The Fifth Circuit will consider the case in July, setting the Supreme Court up to render a final decision in the summer of 2020, months before the presidential election. While a "Medicare for all" or single payer system has become a virtual litmus test for Democrats, the RAND Corporation estimates that such a system will increase federal government health care spending from $1.09 trillion to $3.5 trillion. Some proposals would also eliminate private insurance coverage entirely, shifting approximately 160 million Americans off employer-sponsored coverage and onto a government-sponsored plan. Some Democrats believe that a Medicare "buy in" or public option to purchase Medicare coverage is a more realistic solution, but that would still come at a cost to the taxpayer.

Meanwhile, the GOP may wish to implement its 2017 proposals, or something similar, giving more power to the states to decide how to spend federal dollars, with an increased emphasis on health savings accounts and cost-sharing. With its American Health Care Act in 2017, the GOP would have eliminated penalties for Americans who do not purchase health insurance -- eliminating the individual mandate -- but would have deterred Americans from allowing their coverage to lapse by allowing insurers to charge them more when they next sought insurance. The American Health Care Act also would have block-granted Medicaid, capping the amount of federal spending on Medicaid by distributing a set amount to each state, but allowing states to have greater latitude in how they spend that amount. With Medicaid moving to block grants to the states, the American Health Care Act would have curtailed the ACA's expansion of Medicaid to an additional 11 million low-income people.

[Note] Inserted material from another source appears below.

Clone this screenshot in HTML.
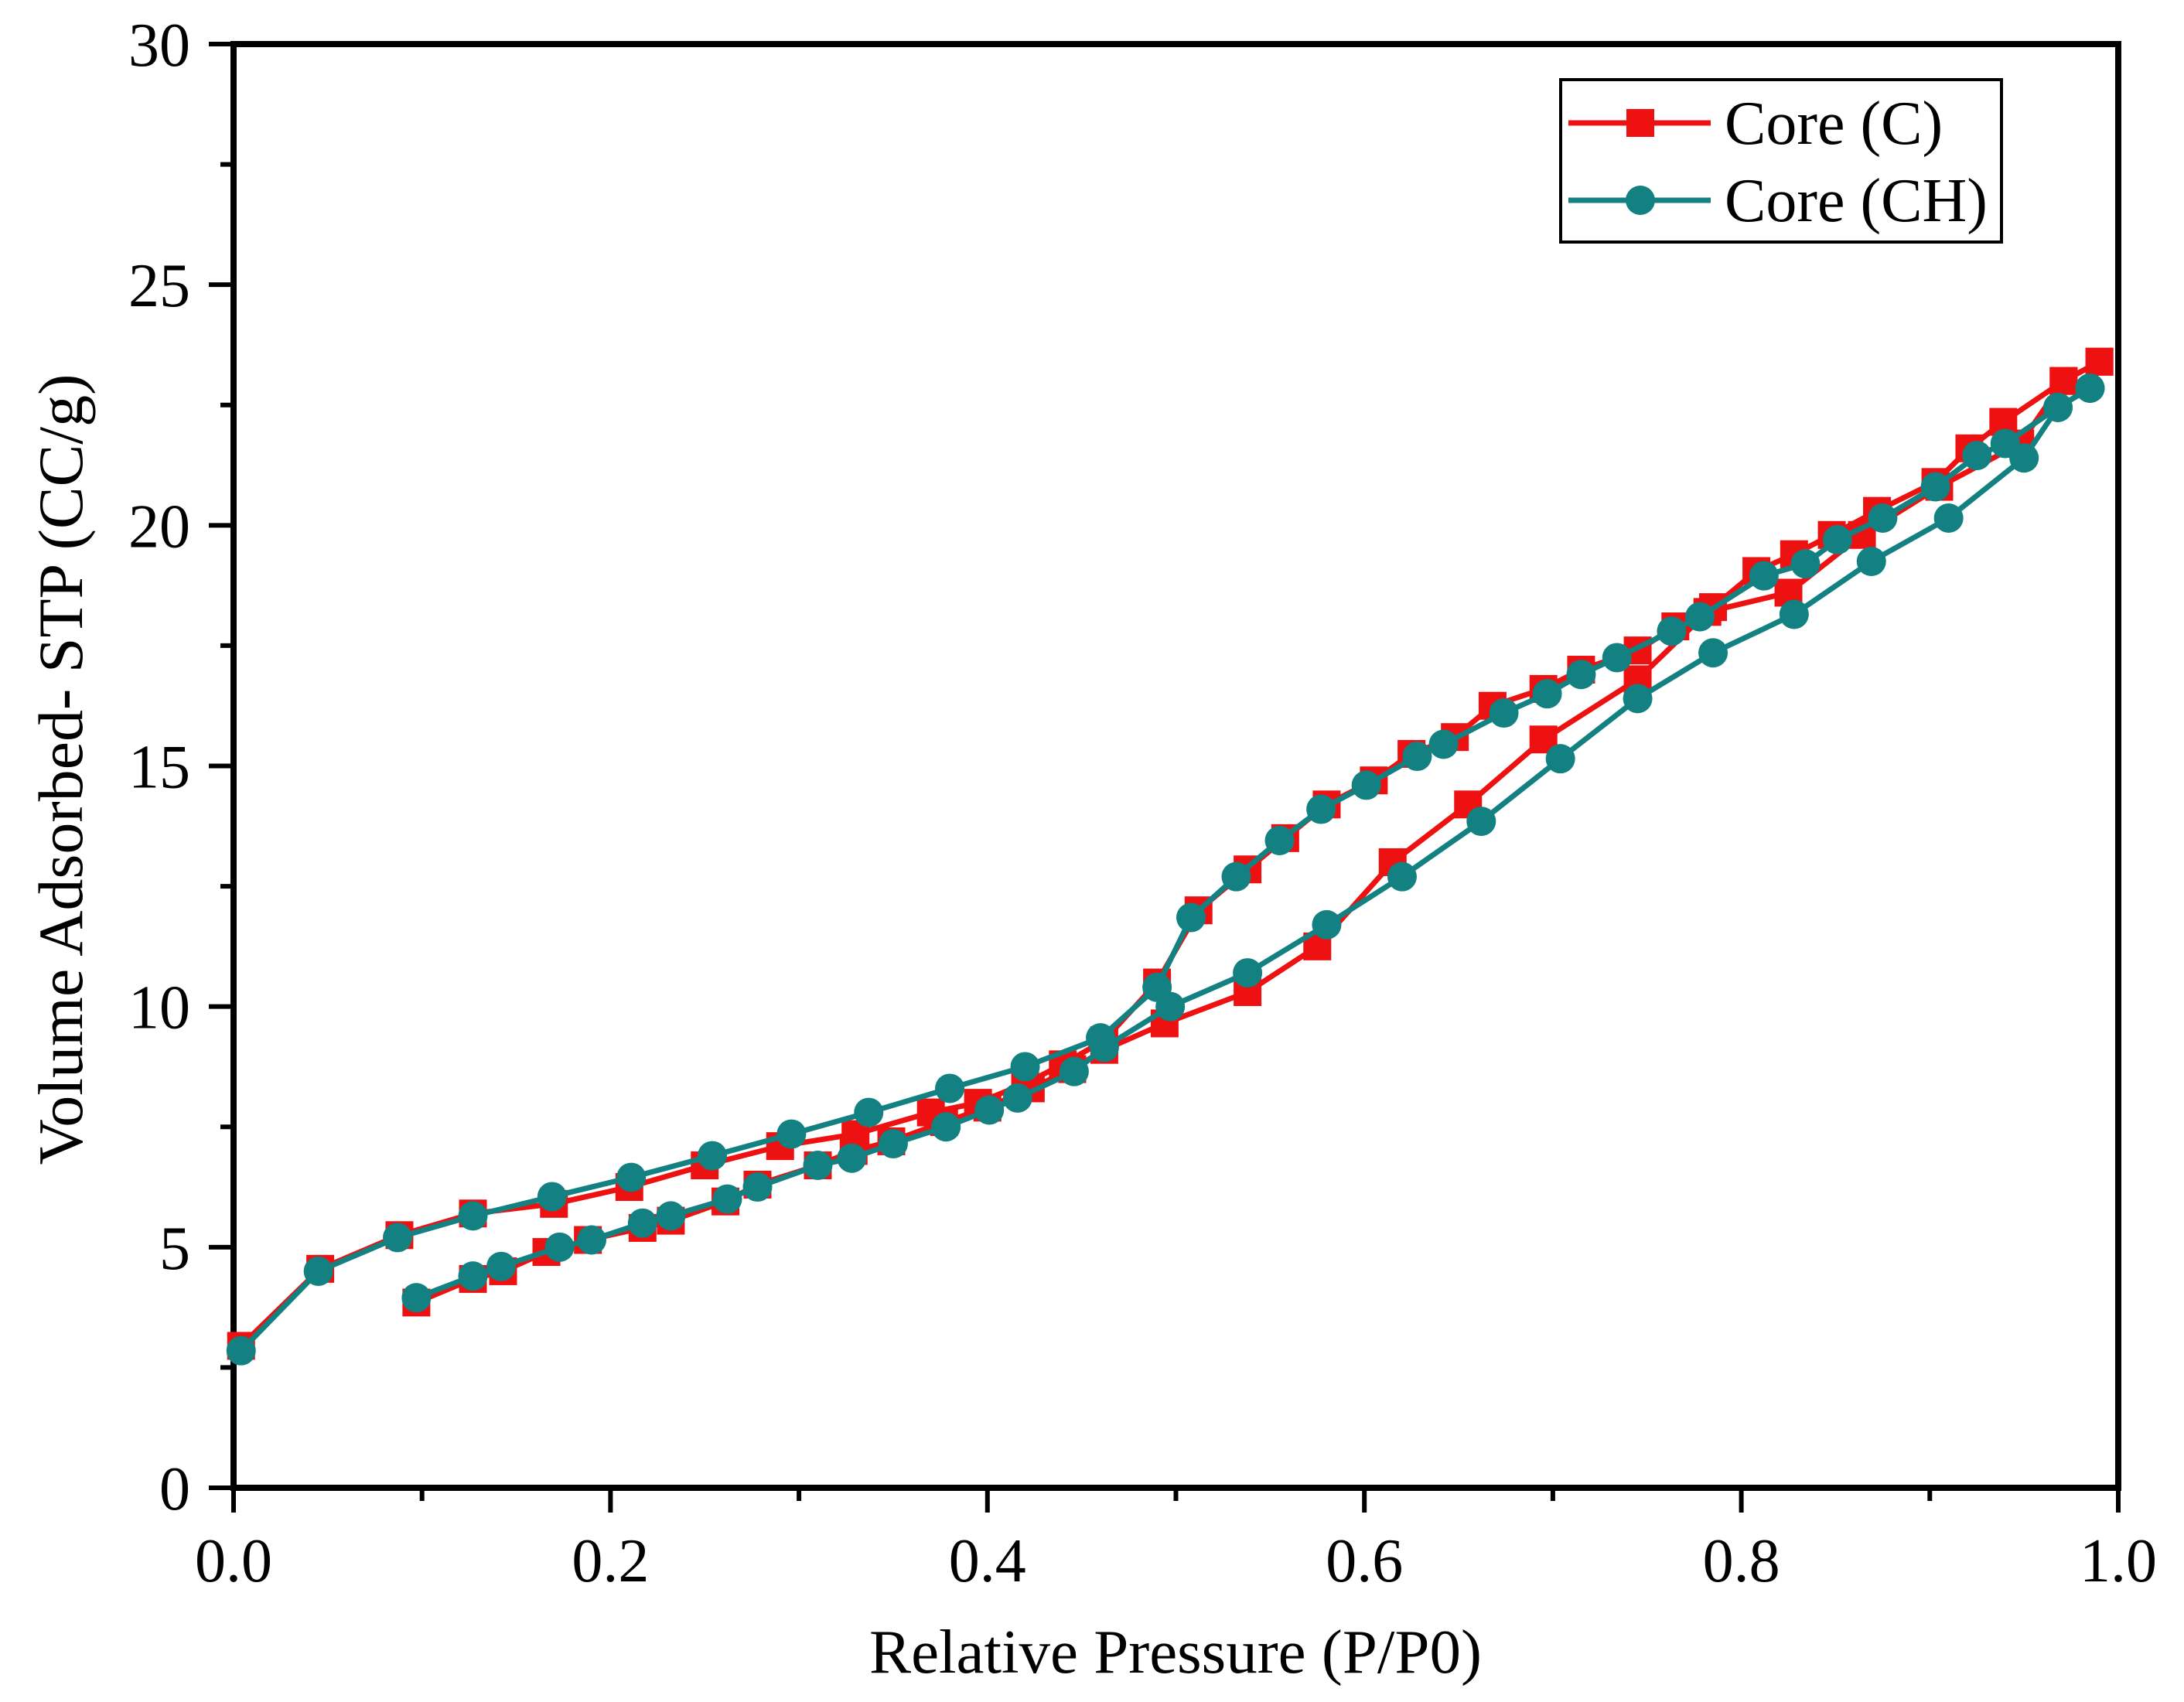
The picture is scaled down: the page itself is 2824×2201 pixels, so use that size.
<!DOCTYPE html>
<html><head><meta charset="utf-8"><style>
html,body{margin:0;padding:0;background:#fff;}
svg{display:block;font-family:"Liberation Serif",serif;}
</style></head><body>
<svg id="chart" width="2824" height="2201" viewBox="0 0 2824 2201" xmlns="http://www.w3.org/2000/svg"></svg>
<script>
const cAdsX=[0.097,0.127,0.143,0.166,0.188,0.217,0.232,0.261,0.278,0.310,0.329,0.349,0.377,0.400,0.423,0.445,0.462,0.494,0.538,0.575,0.615,0.655,0.695,0.745,0.782,0.825,0.864,0.905,0.948,0.971,0.990];
const cAdsY=[3.85,4.34,4.5,4.9,5.15,5.4,5.55,5.95,6.3,6.7,7.0,7.2,7.6,7.9,8.3,8.7,9.1,9.65,10.3,11.25,13.0,14.2,15.55,16.8,18.2,18.6,19.8,20.8,21.7,23.0,23.4];
const cDesX=[0.99,0.971,0.939,0.921,0.903,0.872,0.848,0.828,0.808,0.785,0.765,0.745,0.715,0.695,0.668,0.648,0.625,0.605,0.58,0.558,0.538,0.512,0.49,0.462,0.44,0.42,0.395,0.37,0.33,0.29,0.25,0.21,0.17,0.127,0.088,0.046,0.004];
const cDesY=[23.4,23.0,22.15,21.6,20.9,20.3,19.8,19.4,19.05,18.3,17.9,17.4,17.0,16.6,16.25,15.6,15.25,14.7,14.2,13.5,12.85,12.0,10.5,9.3,8.8,8.4,8.0,7.8,7.35,7.1,6.7,6.25,5.9,5.7,5.25,4.55,2.95];
const hAdsX=[0.097,0.127,0.142,0.173,0.19,0.217,0.232,0.262,0.278,0.310,0.328,0.35,0.378,0.401,0.416,0.446,0.462,0.497,0.538,0.58,0.62,0.662,0.704,0.745,0.785,0.828,0.869,0.91,0.95,0.968,0.985];
const hAdsY=[3.95,4.4,4.6,5.0,5.15,5.5,5.65,6.0,6.25,6.7,6.85,7.15,7.5,7.85,8.1,8.65,9.15,10.0,10.7,11.7,12.7,13.85,15.15,16.4,17.35,18.15,19.25,20.15,21.4,22.45,22.85];
const hDesX=[0.985,0.968,0.94,0.925,0.903,0.875,0.851,0.834,0.812,0.778,0.763,0.734,0.715,0.697,0.674,0.642,0.628,0.601,0.577,0.555,0.532,0.508,0.49,0.46,0.42,0.38,0.337,0.296,0.254,0.211,0.169,0.127,0.087,0.045,0.004];
const hDesY=[22.85,22.45,21.7,21.45,20.8,20.15,19.7,19.2,18.95,18.1,17.8,17.25,16.9,16.5,16.1,15.45,15.2,14.6,14.1,13.45,12.7,11.85,10.4,9.35,8.75,8.3,7.8,7.35,6.9,6.45,6.05,5.65,5.2,4.5,2.85];
const xTicks=[0,0.2,0.4,0.6,0.8,1.0];
const xTickLabels=["0.0","0.2","0.4","0.6","0.8","1.0"];
const yTicks=[0,5,10,15,20,25,30];
const yTickLabels=["0","5","10","15","20","25","30"];

const L=302,R=2739,T=57,B=1924;
const X=v=>L+(v-0)/(1-0)*(R-L);
const Y=v=>B-(v-0)/(30-0)*(B-T);
const svg=document.getElementById('chart');
const NS="http://www.w3.org/2000/svg";
function mk(tag,attrs,parent){const e=document.createElementNS(NS,tag);for(const k in attrs)e.setAttribute(k,attrs[k]);(parent||svg).appendChild(e);return e;}

for(let i=0;i<=10;i++){const v=i/10;const major=i%2===0;
 const t=mk('line',{x1:X(v),x2:X(v),y1:B,y2:B+(major?32:17),stroke:'#000','stroke-width':6});
 
 }
for(let i=0;i<=12;i++){const v=i*2.5;const major=i%2===0;
 const t=mk('line',{x1:L,x2:L-(major?32:17),y1:Y(v),y2:Y(v),stroke:'#000','stroke-width':6});
 
 }
xTicks.forEach((v,i)=>{const t=mk('text',{x:X(v),y:2045,'text-anchor':'middle','font-size':80,fill:'#000'});t.textContent=xTickLabels[i];
 
 });
yTicks.forEach((v,i)=>{const t=mk('text',{x:246,y:Y(v)+28,'text-anchor':'end','font-size':80,fill:'#000'});t.textContent=yTickLabels[i];
 
 });

const fr=mk('rect',{x:L,y:T,width:R-L,height:B-T,fill:'none',stroke:'#000','stroke-width':8});



function series(xs,ys,color,shape,name){
 const g=mk('g',{});
 
 
 mk('polyline',{points:xs.map((x,i)=>X(x)+','+Y(ys[i])).join(' '),fill:'none',stroke:color,'stroke-width':7},g);
 xs.forEach((x,i)=>{let m;
  if(shape==='sq')m=mk('rect',{x:X(x)-18,y:Y(ys[i])-18,width:36,height:36,fill:color},g);
  else m=mk('circle',{cx:X(x),cy:Y(ys[i]),r:19,fill:color},g);
  
  });
}
const red='#ee1111',teal='#138181';
series(cAdsX,cAdsY,red,'sq','core-c-adsorption');
series(cDesX,cDesY,red,'sq','core-c-desorption');
series(hAdsX,hAdsY,teal,'ci','core-ch-adsorption');
series(hDesX,hDesY,teal,'ci','core-ch-desorption');

const xt=mk('text',{x:1520,y:2163,'text-anchor':'middle','font-size':81,fill:'#000'});xt.textContent='Relative Pressure (P/P0)';


const yt=mk('text',{x:0,y:0,'text-anchor':'middle','font-size':82,fill:'#000',transform:'translate(106,995) rotate(-90)'});yt.textContent='Volume Adsorbed- STP (CC/g)';



const lg=mk('g',{});


mk('rect',{x:2018,y:103,width:570,height:210,fill:'#fff',stroke:'#000','stroke-width':4},lg);
[[159,red,'sq','Core (C)'],[259,teal,'ci','Core (CH)']].forEach(([yy,c,s,lab])=>{
 const e=mk('g',{},lg);
 
 
 mk('line',{x1:2028,x2:2212,y1:yy,y2:yy,stroke:c,'stroke-width':7},e);
 if(s==='sq')mk('rect',{x:2103,y:yy-18,width:36,height:36,fill:c},e);else mk('circle',{cx:2121,cy:yy,r:19,fill:c},e);
 const t=mk('text',{x:2230,y:yy+27,'font-size':80,fill:'#000'},e);t.textContent=lab;
});
</script>
</body></html>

While each party may find one another's core proposals unpalatable, could the urgency of losing the ACA prompt a bipartisan "grand compromise" with a blend of public support for those in need and market-oriented solutions? In the current environment, on the polarizing issue of health care, the parties may fail to reach common ground, leaving a stalemate over the path forward for a sector comprising over 18% of U.S. gross domestic product.

State legislatures may offer laboratories for ideas to drive health care savings, from legislation addressing surprise medical bills to permitting pharmaceutical imports from Canada. In the last three years, eight states have implemented their own reinsurance programs to bring down health care costs for their citizens, and many states have worked with government officials to negotiate expanding partial Medicaid benefits to a greater number of beneficiaries in a cost-effective manner.

In our current political environment, in the absence of bipartisan federal leadership, states are perhaps best situated for swift action. But if the Supreme Court overturns the ACA in whole or in part, it will be Congress -- not the states -- that must face that reality in the months leading up to the 2020 election. With health care stocks approximately 16% lower than broader stock indices thus far in 2019, the stakes for confusion and uncertainty are high and warrant careful attention as leaders navigate the shoals of health care policy.